When nature pulls, which she must do by one of the four senses, she reaches by means of the ingoing breath with the sense to the sense nerves, and then with the sense through its system to the corresponding current of the breath, and pulls on that when it is positive and flows out with the earth breath current through the sex parts into the physical atmosphere. This pull induces an involuntary peristaltic action in the system on which nature pulls, to get out of that system the matter and the Light that is mixed and concealed in it. The pull then goes with the breath to the breath-form and to the sex parts and the other parts which are on the physical plane, and thence to the form plane and the kidneys.

So nature pulling on the fourfold physical breath causes thereby a peristaltic action in the four systems, by which visible and invisible physical matter, in which there is hidden some Light, goes into nature directly. The pull is ceaseless as long as the breath flows, but the peristaltic results do not carry Light to nature as regularly; sometimes more, sometimes less, sometimes no Light is transferred. Whatever light goes out goes with the outgoing positive breath.

Some of it goes through the twelve openings of the body and the pores of the skin. This is either Light carried out by matter which has while circulating in the body been impressed by thinking, or it is Light which is directly thought out into nature through the sense organs, as through the eye when one looks at a person or thing. The thinking is usually induced by elementals or by thoughts that enter with the incoming breath through the sex openings, the navel and nerve centers in the pelvic and abdominal cavities. The other Light that goes out does so in thoughts, when they are issued from the brain and when the person who issues them exteriorizes them by an act. Then the Light goes out through the act by sight or by word.
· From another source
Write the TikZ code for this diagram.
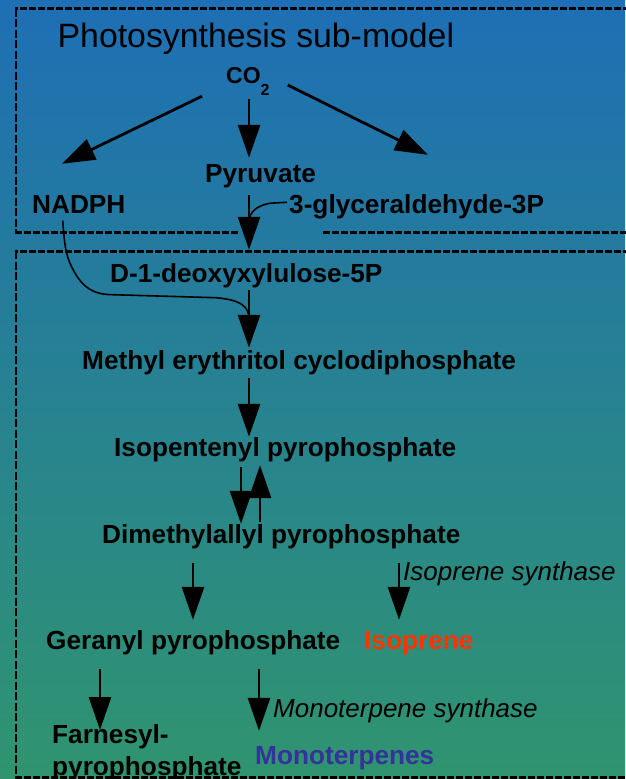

Through the bodies of children no Light goes out into nature until they become pubescent. The Light that is taken in from food is built into the body, particularly the bones and brain, through the thymus gland, the distribution being regulated by the pituitary body. By puberty the thymus gland is absorbed and therefore can no longer act as a stopcock. At puberty a child is connected with its noetic atmosphere. From then on the generative system assumes the function of withdrawing Light from the two nervous systems, together with the function of seed production.

The main channels through which Light is lost into nature are the sex organs. Seeing dress and movements, hearing a voice, especially in song, tasting rich food, smelling odors and touching a body of the opposite sex, all suggest sexual attraction and take hold of and dominate thinking on sex matters. Elementals come in. They are the sexual sensations. A human feels these sensations, but does not feel his feeling and mistakes the elementals he feels and nourishes, for his own feeling. The elementals excite him, he acts for them and he allows them to take the Light away.